§ TASK GOAL: Repeat exactly, and only, the lines from the one that contains "The picture is" through the one that contains "import plotly.graph_objects as go", both ends included.

-- Begin DATASET SECTION --

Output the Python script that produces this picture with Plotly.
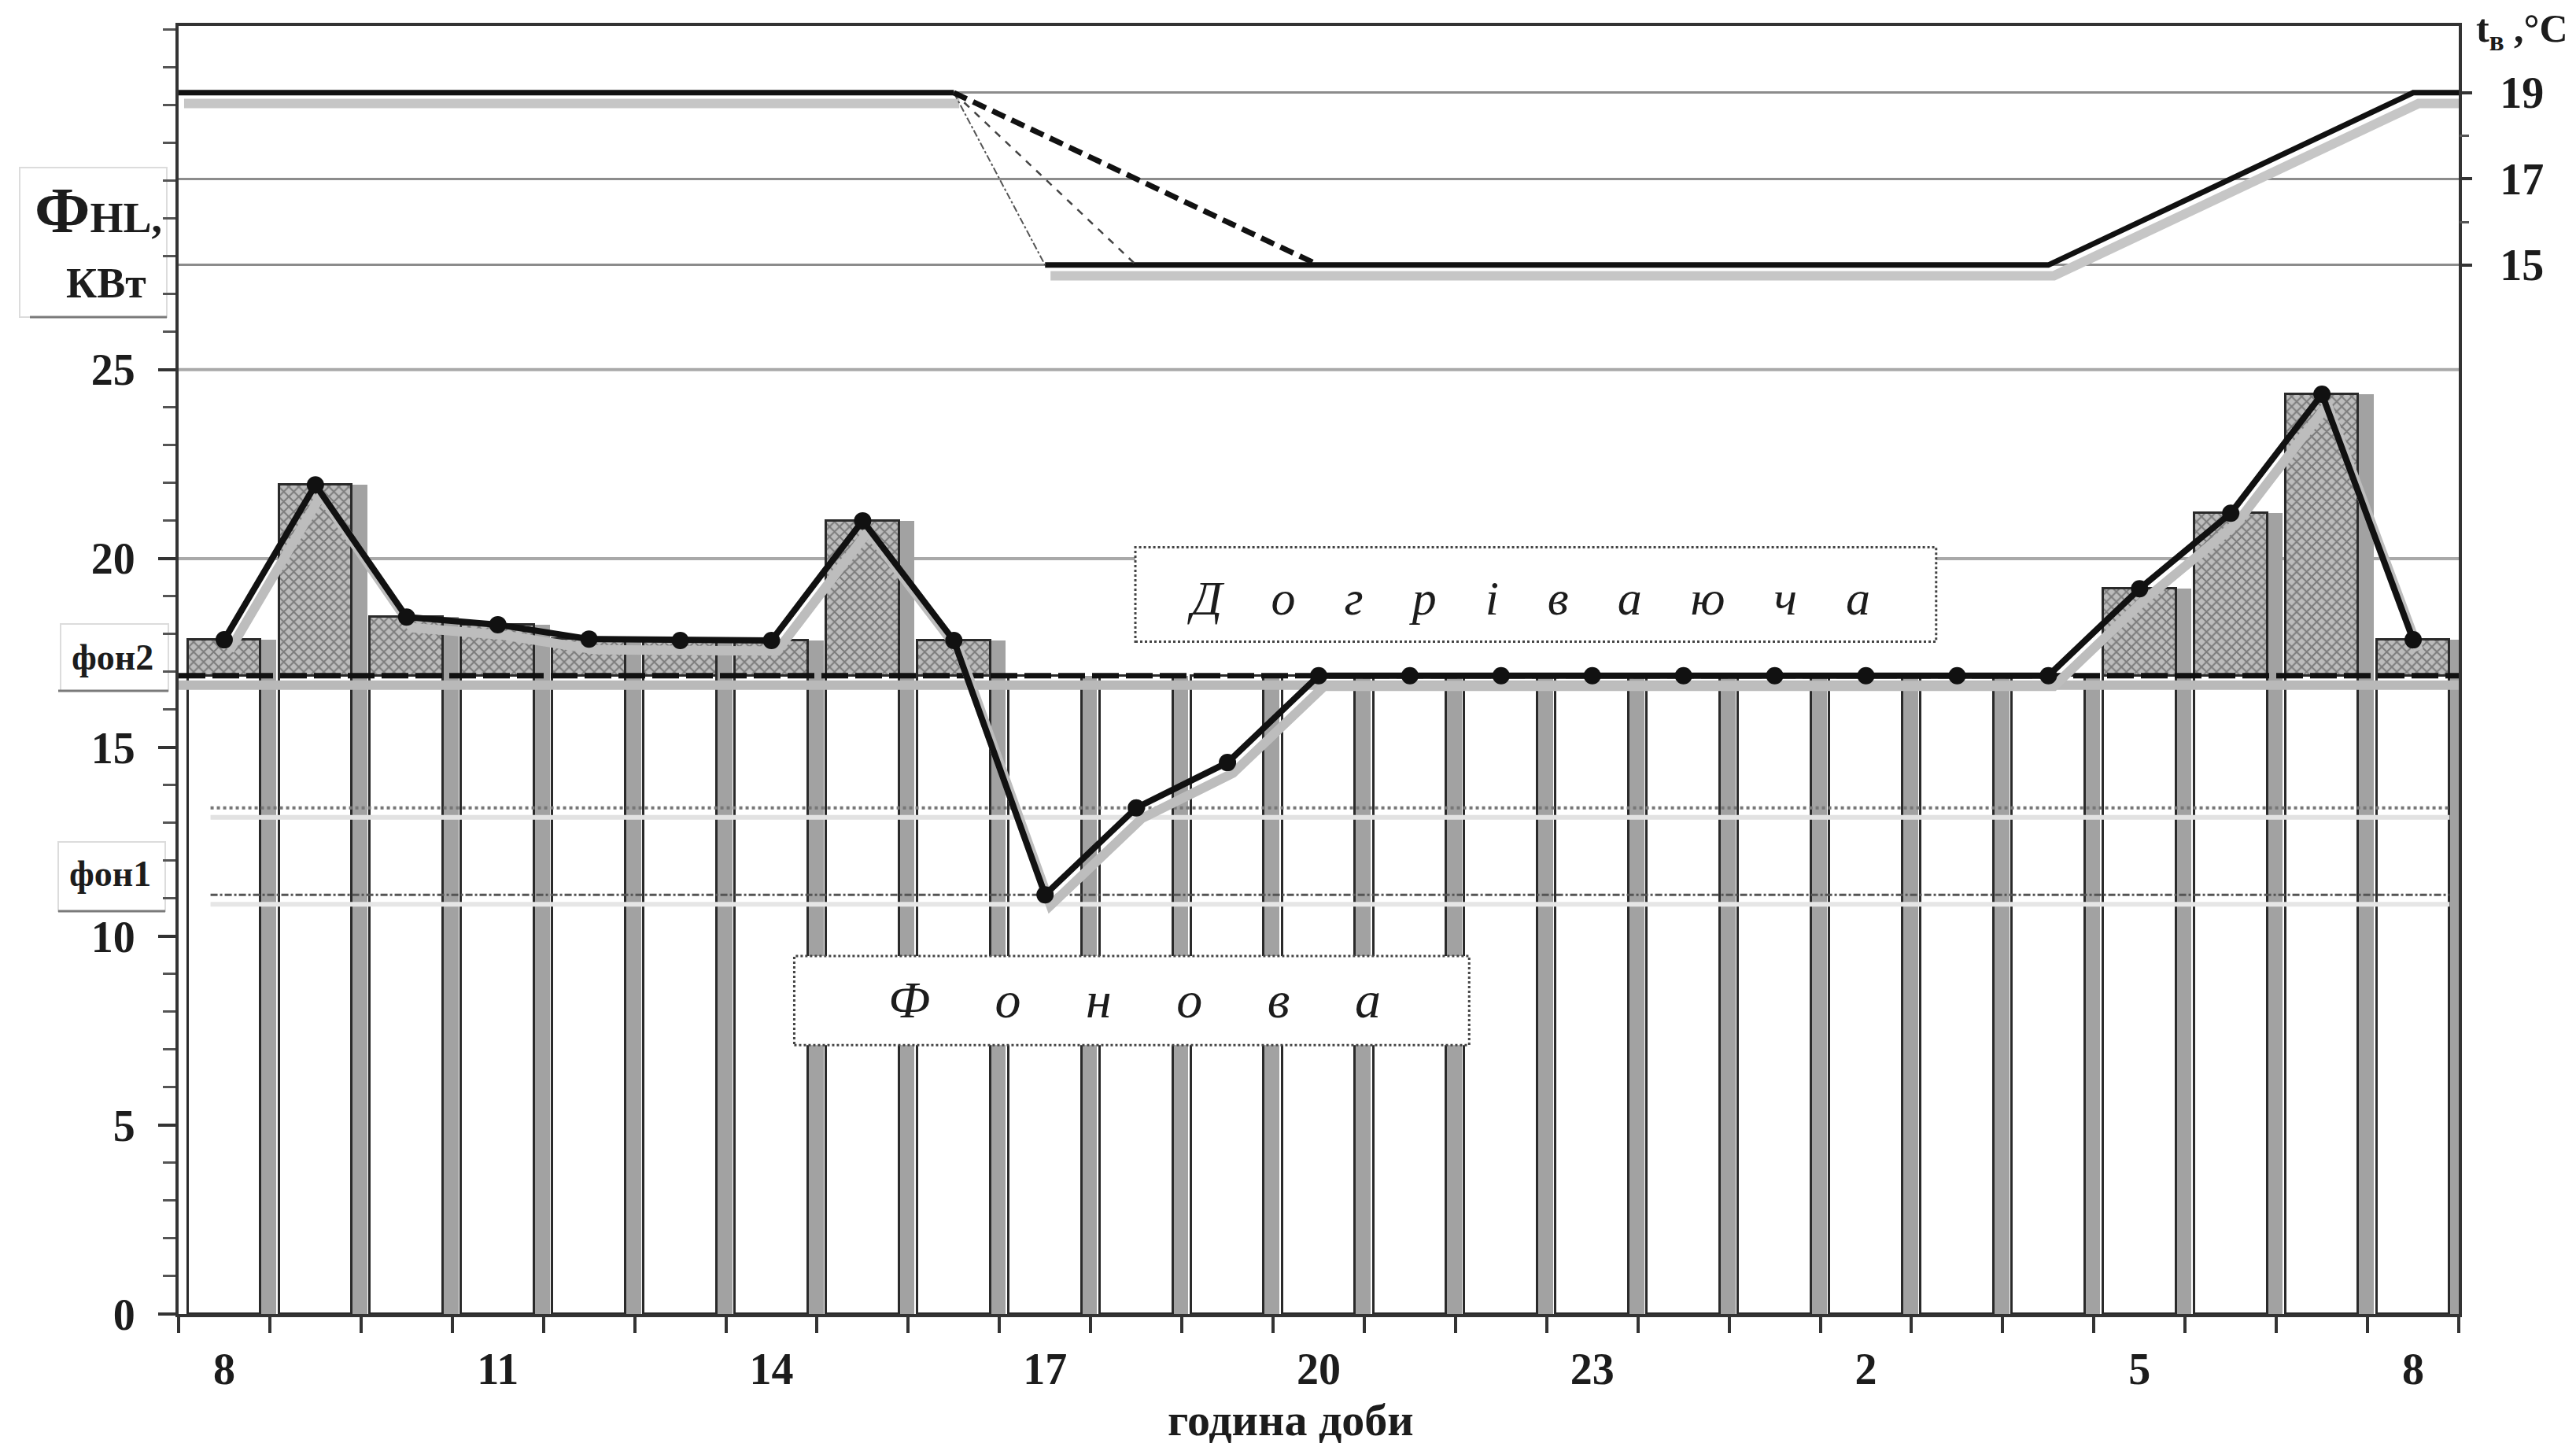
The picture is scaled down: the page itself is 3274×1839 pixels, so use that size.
import numpy as np
import plotly.graph_objects as go

# ---------------- data ----------------
hours = list(range(25))                      # 8:00 (day 1) ... 8:00 (day 2)
hour_tick_pos = [0, 3, 6, 9, 12, 15, 18, 21, 24]
hour_tick_text = ['8', '11', '14', '17', '20', '23', '2', '5', '8']
day_edges = [-0.5, 24.5]
hour_bounds = [h - 0.5 for h in range(26)]

# heat load Ф_HL, kW (line with markers)
heat_load = [17.85, 21.95, 18.45, 18.25, 17.87, 17.83, 17.83, 21.0, 17.83,
             11.1, 13.4, 14.6, 16.9, 16.9, 16.9, 16.9, 16.9, 16.9, 16.9,
             16.9, 16.9, 19.2, 21.2, 24.35, 17.85]

# background (Фонова) bars, kW
fonova = [16.9, 16.9, 16.9, 16.9, 16.9, 16.9, 16.9, 16.9, 16.9, 16.9, 16.9,
          16.9, 16.9, 16.9, 16.9, 16.9, 16.9, 16.9, 16.9, 16.9, 16.9, 16.9,
          16.9, 16.9, 16.9]
# top of supplementary (Догріваюча) bars, kW
dogriv_top = [17.85, 21.95, 18.45, 18.25, 17.87, 17.83, 17.83, 21.0, 17.83,
              None, None, None, None, None, None, None, None, None, None,
              None, None, 19.2, 21.2, 24.35, 17.85]

# reference levels, kW
fon2 = 16.9
fon_mid = 13.4
fon1 = 11.1
ref_x = [-0.15, 24.4]

# indoor temperature t_в, °C
temp_day_x = [-0.5, 0, 1, 2, 3, 4, 5, 6, 7, 8]
temp_day = [19, 19, 19, 19, 19, 19, 19, 19, 19, 19]
temp_night_x = [9, 10, 11, 12, 13, 14, 15, 16, 17, 18, 19, 20, 21, 22, 23, 24, 24.5]
temp_night = [15, 15, 15, 15, 15, 15, 15, 15, 15, 15, 15, 15, 16, 17, 18, 19, 19]
# setback scenarios: drop from 19 °C at 16 h to 15 °C at 17 h / 18 h / 20 h
setback_start = (8, 19)
setback_end_x = [9, 10, 12]
setback_end_t = [15, 15, 15]

kw_grid = [20, 25]
kw_ticks = [0, 5, 10, 15, 20, 25]
t_ticks = [15, 17, 19]
t_minor = [16, 18]

# ---------------- geometry helpers ----------------
W, H = 3274, 1839
L, R, T, B = 227, 149, 33, 169
Y_MAX = 34.1
T_RANGE = [-9.35, 20.55]
BAR_W = 0.8
SH_DX = 0.06
SH_DKW = 0.28
SH_DT = 0.25

FONT = 'Liberation Serif'
INK = '#1c1c1c'

fig = go.Figure()

hrs = np.array(hours, dtype=float)
stack_top = np.array(fonova) + np.array([0 if v is None else v - f for v, f in zip(dogriv_top, fonova)])
dogriv_inc = [None if v is None else v - f for v, f in zip(dogriv_top, fonova)]

# bar shadows
fig.add_trace(go.Bar(x=hours, y=stack_top, width=BAR_W, offset=-BAR_W / 2 + 0.17,
                     marker=dict(color='#a2a2a2', line=dict(width=0)),
                     hoverinfo='skip', showlegend=False))
# background bars
fig.add_trace(go.Bar(x=hours, y=fonova, width=BAR_W, offset=-BAR_W / 2,
                     marker=dict(color='white', line=dict(color='#2a2a2a', width=3)),
                     name='Фонова', showlegend=False))
# supplementary bars
fig.add_trace(go.Bar(x=hours, y=dogriv_inc, base=fonova, width=BAR_W, offset=-BAR_W / 2,
                     marker=dict(color='#b8b8b8',
                                 line=dict(color='#2a2a2a', width=3),
                                 pattern=dict(shape='x', fgcolor='#3a3a3a', bgcolor='#bcbcbc',
                                              size=9, solidity=0.4)),
                     name='Догріваюча', showlegend=False))

# reference level lines
fig.add_trace(go.Scatter(x=day_edges, y=[fon2 - 0.25, fon2 - 0.25], mode='lines',
                         line=dict(color='#b9b9b9', width=12), hoverinfo='skip', showlegend=False))
fig.add_trace(go.Scatter(x=day_edges, y=[fon2, fon2], mode='lines',
                         line=dict(color='#111111', width=7, dash='34px,9px'),
                         name='фон2', showlegend=False))
fig.add_trace(go.Scatter(x=ref_x, y=[fon_mid - 0.25, fon_mid - 0.25], mode='lines',
                         line=dict(color='#e2e2e2', width=6), hoverinfo='skip', showlegend=False))
fig.add_trace(go.Scatter(x=ref_x, y=[fon_mid, fon_mid], mode='lines',
                         line=dict(color='#777777', width=4, dash='dot'),
                         showlegend=False))
fig.add_trace(go.Scatter(x=ref_x, y=[fon1 - 0.25, fon1 - 0.25], mode='lines',
                         line=dict(color='#e6e6e6', width=6), hoverinfo='skip', showlegend=False))
fig.add_trace(go.Scatter(x=ref_x, y=[fon1, fon1], mode='lines',
                         line=dict(color='#555555', width=3, dash='dashdot'),
                         name='фон1', showlegend=False))

# temperature lines (right axis)
tx = temp_day_x + [None] + temp_night_x
ty = temp_day + [None] + temp_night
tx_sh = [None if v is None else v + SH_DX for v in tx]
ty_sh = [None if v is None else v - SH_DT for v in ty]
fig.add_trace(go.Scatter(x=tx_sh, y=ty_sh, yaxis='y2', mode='lines',
                         line=dict(color='#c6c6c6', width=12), hoverinfo='skip', showlegend=False))
fig.add_trace(go.Scatter(x=tx, y=ty, yaxis='y2', mode='lines',
                         line=dict(color='#111111', width=7), name='t_в', showlegend=False))
styles = [dict(color='#555555', width=2, dash='dashdot'),
          dict(color='#444444', width=2.5, dash='dash'),
          dict(color='#111111', width=7, dash='18px,9px')]
for ex, et, st in zip(setback_end_x, setback_end_t, styles):
    fig.add_trace(go.Scatter(x=[setback_start[0], ex], y=[setback_start[1], et], yaxis='y2',
                             mode='lines', line=st, showlegend=False))

# heat load line
fig.add_trace(go.Scatter(x=list(hrs + SH_DX), y=list(np.array(heat_load) - SH_DKW), mode='lines',
                         line=dict(color='#bdbdbd', width=12), hoverinfo='skip', showlegend=False))
fig.add_trace(go.Scatter(x=hours, y=heat_load, mode='lines+markers',
                         line=dict(color='#111111', width=8),
                         marker=dict(size=22, color='#111111'),
                         name='Ф_HL', showlegend=False))

# ---------------- shapes ----------------
shapes = []
for g in kw_grid:
    shapes.append(dict(type='line', xref='paper', x0=0, x1=1, yref='y', y0=g, y1=g,
                       line=dict(color='#a9a9a9', width=4), layer='below'))


def xp(px):
    return (px - L) / (W - L - R)


def yp(py):
    return (H - B - py) / (H - B - T)


# label boxes on the left
for (x0, x1, y0, y1, ux0) in [(25, 212, 213, 403, 38), (77, 214, 793, 878, 74), (74, 210, 1070, 1158, 74)]:
    shapes.append(dict(type='rect', xref='paper', yref='paper', x0=xp(x0), x1=xp(x1),
                       y0=yp(y1), y1=yp(y0), line=dict(color='#dcdcdc', width=2), layer='below'))
    shapes.append(dict(type='line', xref='paper', yref='paper', x0=xp(ux0), x1=xp(x1),
                       y0=yp(y1), y1=yp(y1), line=dict(color='#7a7a7a', width=3)))

# dashed text boxes inside the plot
shapes.append(dict(type='rect', xref='x', yref='y', x0=9.99, x1=18.77, y0=17.8, y1=20.3,
                   fillcolor='white', line=dict(color='#444444', width=3, dash='dot'), layer='above'))
shapes.append(dict(type='rect', xref='x', yref='y', x0=6.25, x1=13.65, y0=7.12, y1=9.48,
                   fillcolor='white', line=dict(color='#444444', width=3, dash='dot'), layer='above'))

# ---------------- annotations ----------------
ann = []


def label(text, px, py, size, anchor='center'):
    ann.append(dict(text=text, xref='paper', yref='paper', x=xp(px), y=yp(py),
                    xanchor=anchor, yanchor='middle', showarrow=False,
                    font=dict(family=FONT, size=size, color=INK)))


label("<b><span style='font-size:82px'>Ф</span>HL,</b>", 125, 268, 54)
label('<b>КВт</b>', 135, 360, 54)
label('<b>фон2</b>', 143, 835, 46)
label('<b>фон1</b>', 140, 1110, 46)
label('<b>t<sub>в</sub> ,°C</b>', 3145, 40, 50, anchor='left')
label('<b>година доби</b>', 1640, 1804, 58)

sp = '\u2003'
ann.append(dict(text='<i>' + sp.join('Догріваюча') + '</i>', xref='x', yref='y',
                x=14.3, y=18.95, xanchor='center', yanchor='middle', showarrow=False,
                font=dict(family=FONT, size=62, color=INK)))
sp2 = '\u2003\u00a0'
ann.append(dict(text='<i>' + sp2.join('Фонова') + '</i>', xref='x', yref='y',
                x=9.98, y=8.33, xanchor='center', yanchor='middle', showarrow=False,
                font=dict(family=FONT, size=66, color=INK)))

TICKFONT = dict(family=FONT, size=56, color=INK)

fig.update_layout(
    width=W, height=H, autosize=False,
    margin=dict(l=L, r=R, t=T, b=B, pad=0),
    paper_bgcolor='white', plot_bgcolor='white',
    barmode='overlay', bargap=0,
    shapes=shapes, annotations=ann,
    font=dict(family=FONT, size=52, color=INK),
    xaxis=dict(range=day_edges, tickmode='array', tickvals=hour_tick_pos,
               ticktext=['<b>' + t + '</b>' for t in hour_tick_text],
               ticks='outside', ticklen=18, tickcolor='rgba(0,0,0,0)', ticklabelstandoff=0,
               minor=dict(tickmode='array', tickvals=hour_bounds, ticks='outside', ticklen=20,
                          tickwidth=4, tickcolor='#333333', showgrid=False),
               showline=True, linecolor='#333333', linewidth=4, mirror=True,
               showgrid=False, zeroline=False, tickfont=TICKFONT),
    yaxis=dict(range=[0, Y_MAX], tickmode='array', tickvals=kw_ticks,
               ticktext=['<b>%d</b>' % v for v in kw_ticks],
               ticks='outside', ticklen=22, tickwidth=4, tickcolor='#333333', ticklabelstandoff=18,
               minor=dict(dtick=1, tick0=0, ticks='outside', ticklen=16, tickwidth=3,
                          tickcolor='#555555', showgrid=False),
               showline=True, linecolor='#333333', linewidth=4, mirror=True,
               showgrid=False, zeroline=False, tickfont=TICKFONT),
    yaxis2=dict(range=T_RANGE, overlaying='y', side='right', tickmode='array', tickvals=t_ticks,
                ticktext=['<b>%d</b>' % v for v in t_ticks],
                ticks='outside', ticklen=16, tickwidth=4, tickcolor='#333333', ticklabelstandoff=24,
                minor=dict(tickmode='array', tickvals=t_minor, ticks='outside', ticklen=12,
                           tickwidth=3, tickcolor='#555555', showgrid=False),
                showgrid=True, gridcolor='#8c8c8c', gridwidth=3,
                showline=False, zeroline=False, tickfont=TICKFONT),
)

fig.write_html('out.html', config={'displayModeBar': False},
               post_script="document.body.style.margin='0';document.body.style.overflow='hidden';")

-- End DATASET SECTION --

§ WRITTEN SOLUTION:
The picture is scaled down: the page itself is 3274×1839 pixels, so use that size.
import numpy as np
import plotly.graph_objects as go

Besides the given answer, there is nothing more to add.